**What the exercise asks:** Select each line where the word "this" appears.

**Information shown:**

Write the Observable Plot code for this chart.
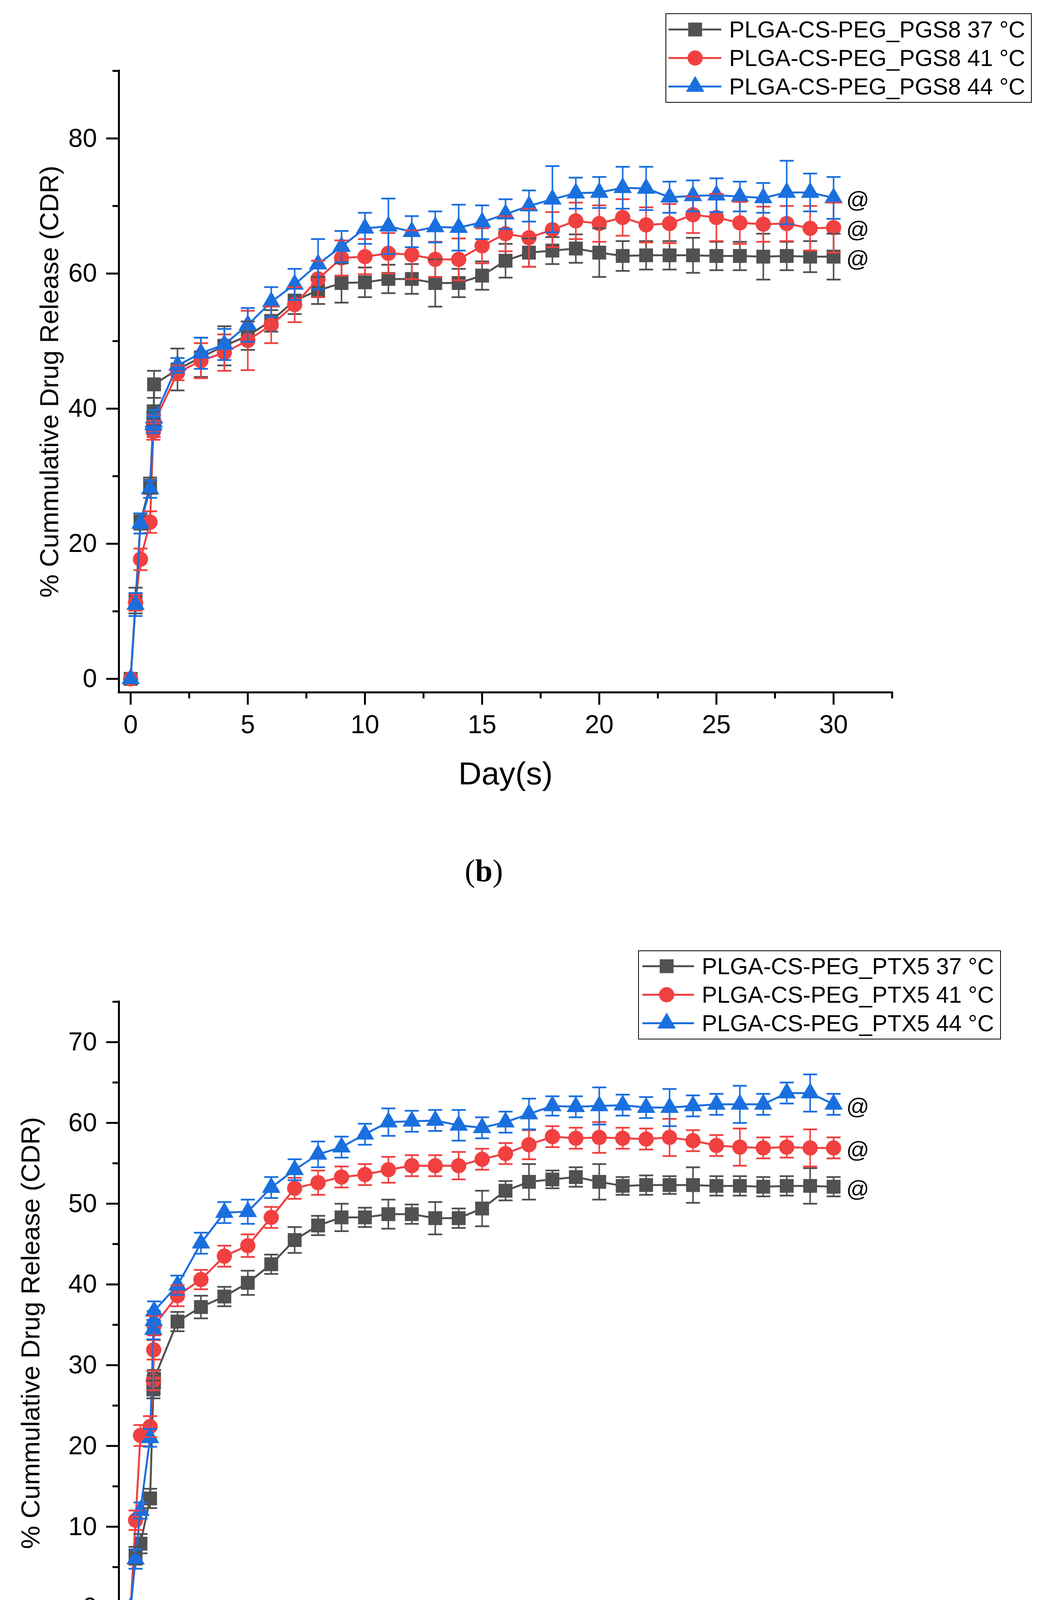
--
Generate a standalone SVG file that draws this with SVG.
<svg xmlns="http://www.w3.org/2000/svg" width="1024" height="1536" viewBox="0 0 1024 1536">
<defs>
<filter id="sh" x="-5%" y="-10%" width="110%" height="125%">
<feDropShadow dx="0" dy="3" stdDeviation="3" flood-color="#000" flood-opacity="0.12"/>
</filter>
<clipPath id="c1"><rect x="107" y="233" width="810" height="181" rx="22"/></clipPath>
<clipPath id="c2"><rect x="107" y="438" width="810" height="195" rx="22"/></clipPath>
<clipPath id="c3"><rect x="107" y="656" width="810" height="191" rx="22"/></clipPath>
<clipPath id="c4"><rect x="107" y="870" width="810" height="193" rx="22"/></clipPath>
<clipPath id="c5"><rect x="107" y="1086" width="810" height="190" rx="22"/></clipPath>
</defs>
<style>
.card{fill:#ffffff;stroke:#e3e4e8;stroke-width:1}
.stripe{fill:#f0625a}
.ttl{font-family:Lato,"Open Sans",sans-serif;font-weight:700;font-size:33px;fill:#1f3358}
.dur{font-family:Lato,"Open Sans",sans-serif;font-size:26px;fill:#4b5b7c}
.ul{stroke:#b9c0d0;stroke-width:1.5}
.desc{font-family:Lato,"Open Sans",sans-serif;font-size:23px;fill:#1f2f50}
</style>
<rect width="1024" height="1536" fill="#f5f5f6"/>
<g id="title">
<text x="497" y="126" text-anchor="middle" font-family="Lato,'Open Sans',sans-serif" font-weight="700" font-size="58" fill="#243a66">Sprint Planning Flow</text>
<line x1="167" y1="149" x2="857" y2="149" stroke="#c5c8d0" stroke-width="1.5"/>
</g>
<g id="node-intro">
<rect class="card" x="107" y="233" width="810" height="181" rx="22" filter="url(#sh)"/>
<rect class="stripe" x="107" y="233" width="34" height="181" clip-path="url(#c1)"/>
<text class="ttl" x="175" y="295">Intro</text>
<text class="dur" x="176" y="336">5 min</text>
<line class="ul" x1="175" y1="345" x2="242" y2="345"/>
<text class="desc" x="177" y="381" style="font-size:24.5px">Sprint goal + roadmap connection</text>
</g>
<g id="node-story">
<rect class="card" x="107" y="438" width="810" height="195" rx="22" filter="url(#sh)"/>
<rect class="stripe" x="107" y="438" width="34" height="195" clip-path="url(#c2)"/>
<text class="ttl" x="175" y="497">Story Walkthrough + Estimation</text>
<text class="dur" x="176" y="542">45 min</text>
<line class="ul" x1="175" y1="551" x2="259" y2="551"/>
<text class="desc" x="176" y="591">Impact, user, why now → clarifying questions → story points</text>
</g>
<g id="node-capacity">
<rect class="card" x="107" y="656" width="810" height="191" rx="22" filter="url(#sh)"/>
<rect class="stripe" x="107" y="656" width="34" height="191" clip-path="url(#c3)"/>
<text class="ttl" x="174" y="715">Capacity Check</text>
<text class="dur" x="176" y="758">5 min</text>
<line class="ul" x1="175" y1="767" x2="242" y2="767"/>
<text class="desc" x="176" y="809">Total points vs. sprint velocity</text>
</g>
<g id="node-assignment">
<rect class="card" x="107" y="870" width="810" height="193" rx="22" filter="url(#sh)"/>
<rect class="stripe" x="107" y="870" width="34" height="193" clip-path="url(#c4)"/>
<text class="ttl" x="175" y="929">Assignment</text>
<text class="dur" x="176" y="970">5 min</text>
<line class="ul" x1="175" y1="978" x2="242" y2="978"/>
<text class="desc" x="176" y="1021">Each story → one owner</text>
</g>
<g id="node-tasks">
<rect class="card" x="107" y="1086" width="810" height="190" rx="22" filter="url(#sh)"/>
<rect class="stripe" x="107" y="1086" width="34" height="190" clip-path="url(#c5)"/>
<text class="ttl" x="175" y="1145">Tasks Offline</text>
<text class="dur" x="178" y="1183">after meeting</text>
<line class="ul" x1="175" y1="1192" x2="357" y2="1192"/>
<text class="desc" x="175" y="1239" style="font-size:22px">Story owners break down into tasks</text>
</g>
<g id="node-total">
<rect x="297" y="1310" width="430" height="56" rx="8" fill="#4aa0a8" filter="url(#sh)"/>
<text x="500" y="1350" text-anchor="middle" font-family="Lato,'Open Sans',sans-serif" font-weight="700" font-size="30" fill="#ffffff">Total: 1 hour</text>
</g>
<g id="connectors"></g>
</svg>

**Correct output:**
Write the Observable Plot code for this chart.
Generate a standalone SVG file that draws this with SVG.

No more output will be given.